Now there is greater awareness of the different volatilities on yen swaptions, dealers will be conscious not to grow short positions at LCH again, the Tokyo-based options trader adds.

“It hasn’t gone away completely,” he says. “But the combination of positions decaying and some clients unwinding has made the positions smaller, certainly,” the trader says. “The volume on LCH has declined markedly, and dealers still have a position, but one that is smaller than before, and I think they will be very wary of letting those positions build up again.”

Gamma hedging hits the CCP basis

With international dealers believed to be long volatility at JSCC and short at LCH, this can cause problems when the central counterparty (CCP) basis moves.

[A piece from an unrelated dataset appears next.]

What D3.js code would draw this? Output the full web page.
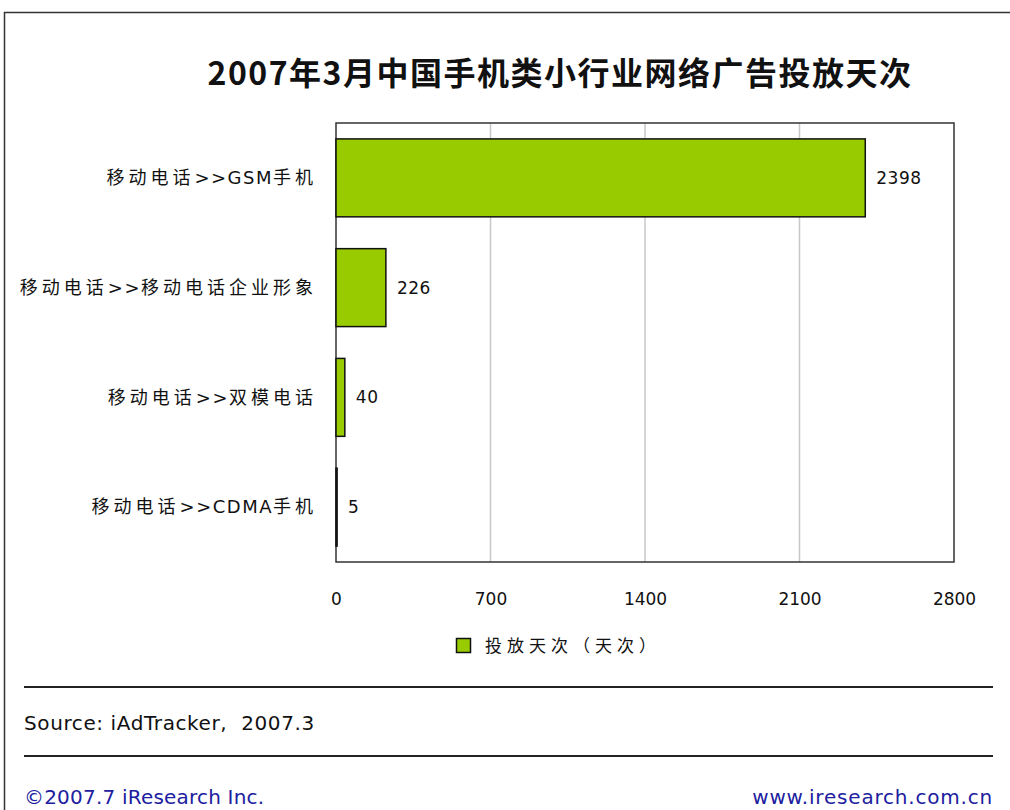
<!DOCTYPE html>
<html>
<head>
<meta charset="utf-8">
<script src="https://cdn.jsdelivr.net/npm/d3@7"></script>
<style>
  body { margin: 0; background: #fff; }
</style>
</head>
<body>
<script>
// données du graphique
const categories = ['移动电话>>GSM手机', '移动电话>>移动电话企业形象', '移动电话>>双模电话', '移动电话>>CDMA手机'];
const valeurs = [2398, 226, 40, 5];
const graduations = [0, 700, 1400, 2100, 2800];
const titre = '2007年3月中国手机类小行业网络广告投放天次';
const legende = '投放天次（天次）';

const policeCJK = '"Noto Sans CJK SC", sans-serif';
const policeLatine = '"DejaVu Sans", sans-serif';

const largeur = 1010, hauteur = 810;
const canevas = d3.select('body')
  .append('svg')
  .attr('width', largeur)
  .attr('height', hauteur);

// cadre extérieur
canevas.append('rect')
  .attr('x', 4.5).attr('y', 12.5)
  .attr('width', 1020).attr('height', 820)
  .attr('fill', 'none').attr('stroke', '#333').attr('stroke-width', 1.5);

// titre
canevas.append('text')
  .attr('x', 560).attr('y', 85)
  .attr('text-anchor', 'middle')
  .style('font-family', policeCJK)
  .style('font-size', '32px').style('font-weight', 'bold')
  .style('letter-spacing', '1.5px')
  .attr('fill', '#111')
  .text(titre);

// zone du graphique
const zone = { gauche: 336, droite: 954, haut: 123, bas: 562 };

const x = d3.scaleLinear()
  .domain([0, 2800])
  .range([zone.gauche, zone.droite]);

const y = d3.scaleBand()
  .domain(categories)
  .range([zone.haut, zone.bas])
  .paddingInner(0.29)
  .paddingOuter(0.145);

// lignes de grille
canevas.append('g')
  .selectAll('line')
  .data(graduations.slice(1, -1))
  .join('line')
  .attr('x1', d => x(d)).attr('x2', d => x(d))
  .attr('y1', zone.haut).attr('y2', zone.bas)
  .attr('stroke', '#c8c8c8').attr('stroke-width', 1.5);

// cadre du graphique
canevas.append('rect')
  .attr('x', zone.gauche).attr('y', zone.haut)
  .attr('width', zone.droite - zone.gauche).attr('height', zone.bas - zone.haut)
  .attr('fill', 'none').attr('stroke', '#333').attr('stroke-width', 1.5);

// barres
canevas.append('g')
  .selectAll('rect')
  .data(valeurs)
  .join('rect')
  .attr('x', x(0))
  .attr('y', (d, i) => y(categories[i]))
  .attr('width', d => x(d) - x(0))
  .attr('height', y.bandwidth())
  .attr('fill', '#99cc00')
  .attr('stroke', '#111').attr('stroke-width', 1.5);

// étiquettes de valeur
canevas.append('g')
  .selectAll('text')
  .data(valeurs)
  .join('text')
  .attr('x', d => x(d) + 11)
  .attr('y', (d, i) => y(categories[i]) + y.bandwidth() / 2)
  .attr('dy', '0.35em')
  .style('font-family', policeLatine)
  .style('font-size', '17px')
  .style('letter-spacing', '0.5px')
  .attr('fill', '#111')
  .text(d => d);

// étiquettes des catégories : morceaux latins et chinois séparés
const morceaux = s => s.match(/[\x00-\x7f]+|[^\x00-\x7f]+/g);
const etiquettes = canevas.append('g')
  .selectAll('text')
  .data(categories)
  .join('text')
  .attr('x', 317)
  .attr('y', d => y(d) + y.bandwidth() / 2)
  .attr('dy', '0.35em')
  .attr('text-anchor', 'end')
  .style('font-size', '18px')
  .attr('fill', '#111');
etiquettes.selectAll('tspan')
  .data(d => morceaux(d))
  .join('tspan')
  .style('font-family', d => /^[\x00-\x7f]+$/.test(d) ? policeLatine : policeCJK)
  .style('letter-spacing', d => /^[\x00-\x7f]+$/.test(d) ? '1.5px' : '4px')
  .text(d => d);

// axe horizontal
const axeX = d3.axisBottom(x)
  .tickValues(graduations)
  .tickFormat(d3.format('d'))
  .tickSize(0)
  .tickPadding(31);
const gAxe = canevas.append('g')
  .attr('transform', `translate(0,${zone.bas})`)
  .call(axeX);
gAxe.select('.domain').remove();
gAxe.selectAll('text')
  .style('font-family', policeLatine)
  .style('font-size', '17px')
  .attr('fill', '#111');

// légende
canevas.append('rect')
  .attr('x', 456.5).attr('y', 638.5)
  .attr('width', 14).attr('height', 14)
  .attr('fill', '#99cc00').attr('stroke', '#111').attr('stroke-width', 1.5);
canevas.append('text')
  .attr('x', 485).attr('y', 646)
  .attr('dy', '0.35em')
  .style('font-family', policeCJK)
  .style('font-size', '17px')
  .style('letter-spacing', '5px')
  .attr('fill', '#111')
  .text(legende);

// pied de page
[687, 756].forEach(yy => {
  canevas.append('line')
    .attr('x1', 24).attr('x2', 993)
    .attr('y1', yy).attr('y2', yy)
    .attr('stroke', '#222').attr('stroke-width', 2);
});
canevas.append('text')
  .attr('x', 24).attr('y', 730)
  .style('font-family', policeLatine)
  .style('font-size', '20px')
  .style('letter-spacing', '0.6px')
  .style('white-space', 'pre')
  .attr('fill', '#111')
  .text('Source: iAdTracker,  2007.3');
canevas.append('text')
  .attr('x', 24).attr('y', 804)
  .style('font-family', policeLatine)
  .style('font-size', '20px')
  .style('letter-spacing', '0.2px')
  .attr('fill', '#2020a0')
  .text('©2007.7 iResearch Inc.');
canevas.append('text')
  .attr('x', 993).attr('y', 804)
  .attr('text-anchor', 'end')
  .style('font-family', policeLatine)
  .style('font-size', '20px')
  .style('letter-spacing', '0.8px')
  .attr('fill', '#2020a0')
  .text('www.iresearch.com.cn');
</script>
</body>
</html>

The dealer’s short volatility exposure to LCH is primarily through sold payer swaptions. It hedges these with pay-fixed swaps at LCH. But if the bank is short gamma – the rate of change of an option’s delta – at LCH and the basis moves up, as it did from 13bp on January 8 to a 15.75bp on January 11 this year, it has to enter pay-fixed swaps at LCH as a gamma hedge.

An oversupply of pay-fixed swaps at LCH was said to be a driver behind the LCH-JSCC basis widening at the start of the year. If dealers were having to enter more pay-fixed swaps as the basis widens, some traders believe this could have helped the basis widen further.

“Being short gamma might explain why the basis widened more than previously,” says a swaptions trader at an international bank in London.

However, he notes that the flows are also likely to have played a major part, as well as a lack of liquidity in JSCC-LCH switch trades – a broker-run market for package trades involving offsetting positions at two clearing houses, designed to reduce initial margin requirements.

“Given the CCP basis is relatively new, I guess it takes time before you really have an active switch market,” he says.